Information provided »

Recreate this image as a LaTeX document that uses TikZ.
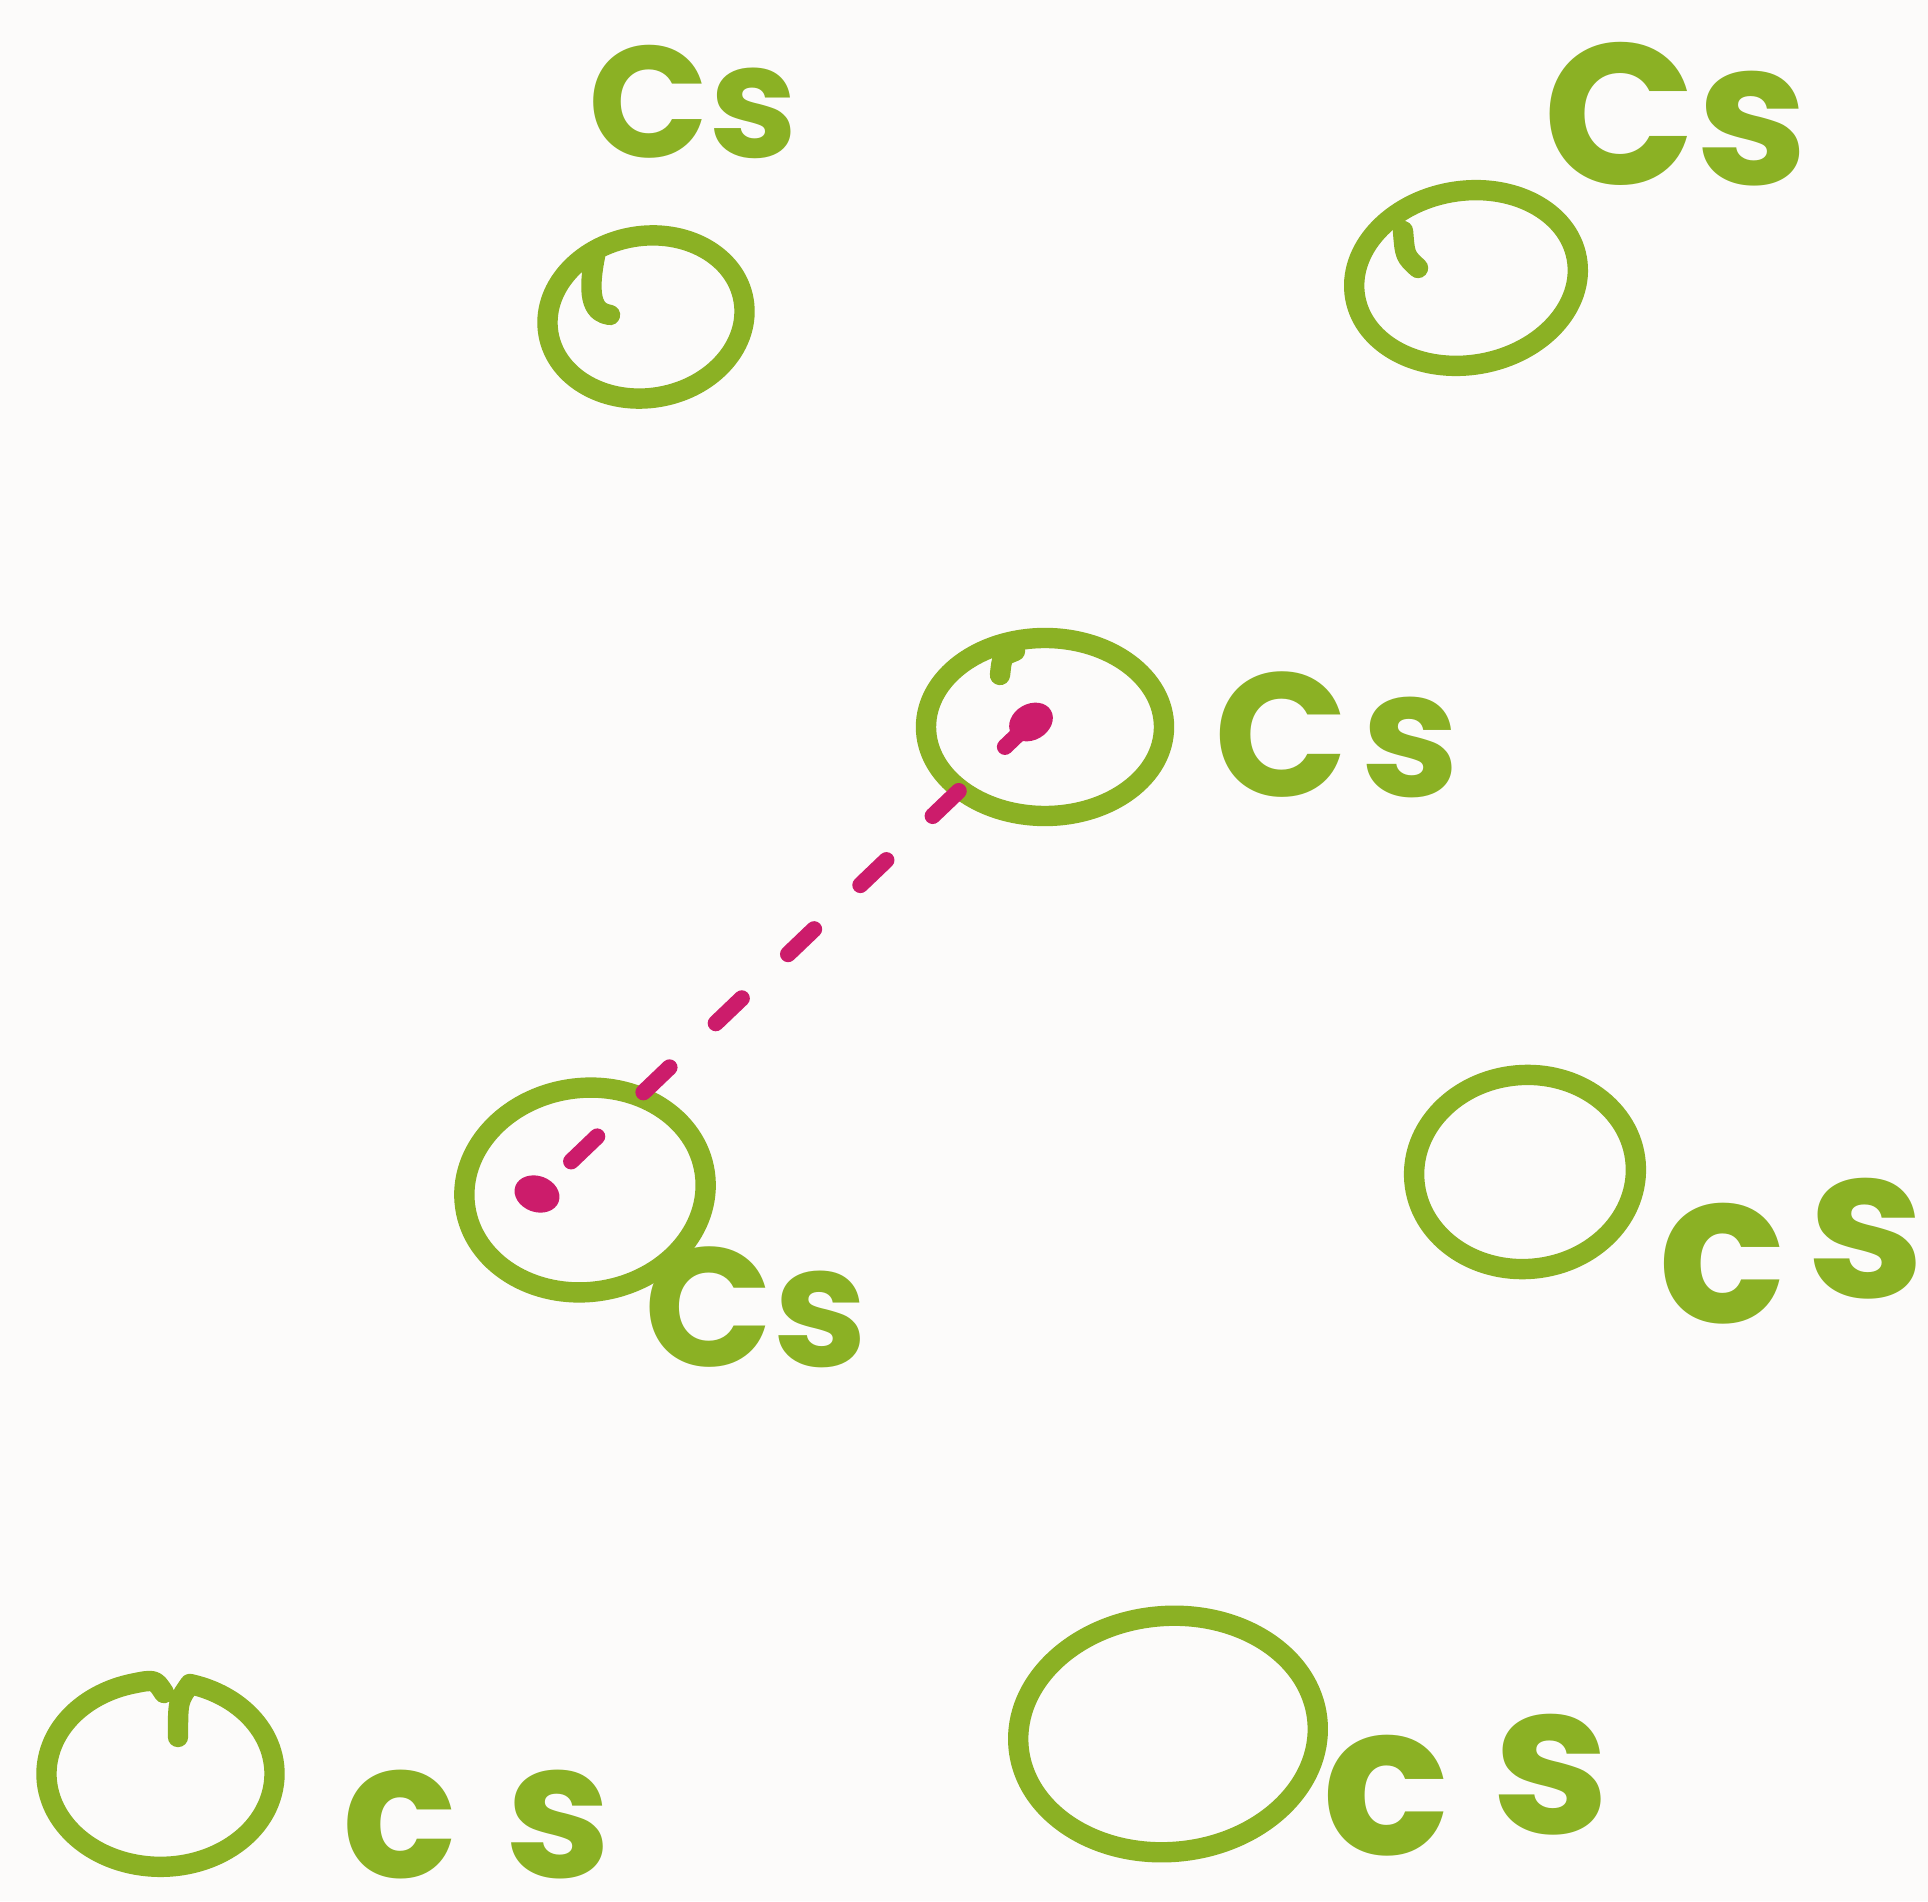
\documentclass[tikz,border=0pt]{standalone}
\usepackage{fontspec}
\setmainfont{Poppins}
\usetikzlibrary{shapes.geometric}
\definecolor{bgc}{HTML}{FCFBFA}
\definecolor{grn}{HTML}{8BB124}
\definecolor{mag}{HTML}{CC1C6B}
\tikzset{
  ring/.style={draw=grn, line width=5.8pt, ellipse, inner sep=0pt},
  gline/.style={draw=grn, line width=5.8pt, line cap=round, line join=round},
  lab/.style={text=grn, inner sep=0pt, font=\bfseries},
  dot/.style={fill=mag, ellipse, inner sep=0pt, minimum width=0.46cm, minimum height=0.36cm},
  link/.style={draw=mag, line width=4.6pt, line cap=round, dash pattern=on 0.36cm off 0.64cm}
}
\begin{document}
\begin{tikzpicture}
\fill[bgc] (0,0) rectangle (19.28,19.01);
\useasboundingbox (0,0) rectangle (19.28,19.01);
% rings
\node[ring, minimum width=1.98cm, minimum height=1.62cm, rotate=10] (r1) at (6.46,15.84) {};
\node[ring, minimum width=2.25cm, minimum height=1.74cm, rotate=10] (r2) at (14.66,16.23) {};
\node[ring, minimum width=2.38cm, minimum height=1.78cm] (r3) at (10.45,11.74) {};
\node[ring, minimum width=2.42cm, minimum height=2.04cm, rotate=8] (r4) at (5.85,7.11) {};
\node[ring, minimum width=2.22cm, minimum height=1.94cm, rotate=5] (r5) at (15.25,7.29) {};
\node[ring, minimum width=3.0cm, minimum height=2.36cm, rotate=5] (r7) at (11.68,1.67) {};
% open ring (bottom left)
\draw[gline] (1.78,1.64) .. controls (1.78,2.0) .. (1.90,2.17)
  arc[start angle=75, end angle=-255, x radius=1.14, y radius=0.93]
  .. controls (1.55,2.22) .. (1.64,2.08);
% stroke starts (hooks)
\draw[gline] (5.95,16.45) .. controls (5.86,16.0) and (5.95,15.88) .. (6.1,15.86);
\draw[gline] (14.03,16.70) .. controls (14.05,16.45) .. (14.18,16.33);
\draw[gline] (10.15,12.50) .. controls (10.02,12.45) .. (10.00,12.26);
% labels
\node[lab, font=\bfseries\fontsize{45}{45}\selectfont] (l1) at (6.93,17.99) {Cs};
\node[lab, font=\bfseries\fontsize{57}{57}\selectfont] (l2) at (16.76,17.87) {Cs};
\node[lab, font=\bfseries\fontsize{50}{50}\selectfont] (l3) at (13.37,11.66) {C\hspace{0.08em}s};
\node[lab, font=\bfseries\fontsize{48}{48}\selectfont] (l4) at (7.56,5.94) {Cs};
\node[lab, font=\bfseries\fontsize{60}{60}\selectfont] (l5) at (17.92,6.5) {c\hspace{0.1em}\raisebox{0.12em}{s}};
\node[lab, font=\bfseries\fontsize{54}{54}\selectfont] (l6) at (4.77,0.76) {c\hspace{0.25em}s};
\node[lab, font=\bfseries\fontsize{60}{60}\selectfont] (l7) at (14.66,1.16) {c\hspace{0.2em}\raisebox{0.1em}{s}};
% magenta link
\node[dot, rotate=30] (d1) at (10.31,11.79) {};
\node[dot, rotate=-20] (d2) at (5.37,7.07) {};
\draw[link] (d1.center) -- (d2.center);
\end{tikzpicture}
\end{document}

Your task »
Repeat the material above in full and unchanged, minus its images.

Task response »
Recreate this image as a LaTeX document that uses TikZ.
\documentclass[tikz,border=0pt]{standalone}
\usepackage{fontspec}
\setmainfont{Poppins}
\usetikzlibrary{shapes.geometric}
\definecolor{bgc}{HTML}{FCFBFA}
\definecolor{grn}{HTML}{8BB124}
\definecolor{mag}{HTML}{CC1C6B}
\tikzset{
  ring/.style={draw=grn, line width=5.8pt, ellipse, inner sep=0pt},
  gline/.style={draw=grn, line width=5.8pt, line cap=round, line join=round},
  lab/.style={text=grn, inner sep=0pt, font=\bfseries},
  dot/.style={fill=mag, ellipse, inner sep=0pt, minimum width=0.46cm, minimum height=0.36cm},
  link/.style={draw=mag, line width=4.6pt, line cap=round, dash pattern=on 0.36cm off 0.64cm}
}
\begin{document}
\begin{tikzpicture}
\fill[bgc] (0,0) rectangle (19.28,19.01);
\useasboundingbox (0,0) rectangle (19.28,19.01);
% rings
\node[ring, minimum width=1.98cm, minimum height=1.62cm, rotate=10] (r1) at (6.46,15.84) {};
\node[ring, minimum width=2.25cm, minimum height=1.74cm, rotate=10] (r2) at (14.66,16.23) {};
\node[ring, minimum width=2.38cm, minimum height=1.78cm] (r3) at (10.45,11.74) {};
\node[ring, minimum width=2.42cm, minimum height=2.04cm, rotate=8] (r4) at (5.85,7.11) {};
\node[ring, minimum width=2.22cm, minimum height=1.94cm, rotate=5] (r5) at (15.25,7.29) {};
\node[ring, minimum width=3.0cm, minimum height=2.36cm, rotate=5] (r7) at (11.68,1.67) {};
% open ring (bottom left)
\draw[gline] (1.78,1.64) .. controls (1.78,2.0) .. (1.90,2.17)
  arc[start angle=75, end angle=-255, x radius=1.14, y radius=0.93]
  .. controls (1.55,2.22) .. (1.64,2.08);
% stroke starts (hooks)
\draw[gline] (5.95,16.45) .. controls (5.86,16.0) and (5.95,15.88) .. (6.1,15.86);
\draw[gline] (14.03,16.70) .. controls (14.05,16.45) .. (14.18,16.33);
\draw[gline] (10.15,12.50) .. controls (10.02,12.45) .. (10.00,12.26);
% labels
\node[lab, font=\bfseries\fontsize{45}{45}\selectfont] (l1) at (6.93,17.99) {Cs};
\node[lab, font=\bfseries\fontsize{57}{57}\selectfont] (l2) at (16.76,17.87) {Cs};
\node[lab, font=\bfseries\fontsize{50}{50}\selectfont] (l3) at (13.37,11.66) {C\hspace{0.08em}s};
\node[lab, font=\bfseries\fontsize{48}{48}\selectfont] (l4) at (7.56,5.94) {Cs};
\node[lab, font=\bfseries\fontsize{60}{60}\selectfont] (l5) at (17.92,6.5) {c\hspace{0.1em}\raisebox{0.12em}{s}};
\node[lab, font=\bfseries\fontsize{54}{54}\selectfont] (l6) at (4.77,0.76) {c\hspace{0.25em}s};
\node[lab, font=\bfseries\fontsize{60}{60}\selectfont] (l7) at (14.66,1.16) {c\hspace{0.2em}\raisebox{0.1em}{s}};
% magenta link
\node[dot, rotate=30] (d1) at (10.31,11.79) {};
\node[dot, rotate=-20] (d2) at (5.37,7.07) {};
\draw[link] (d1.center) -- (d2.center);
\end{tikzpicture}
\end{document}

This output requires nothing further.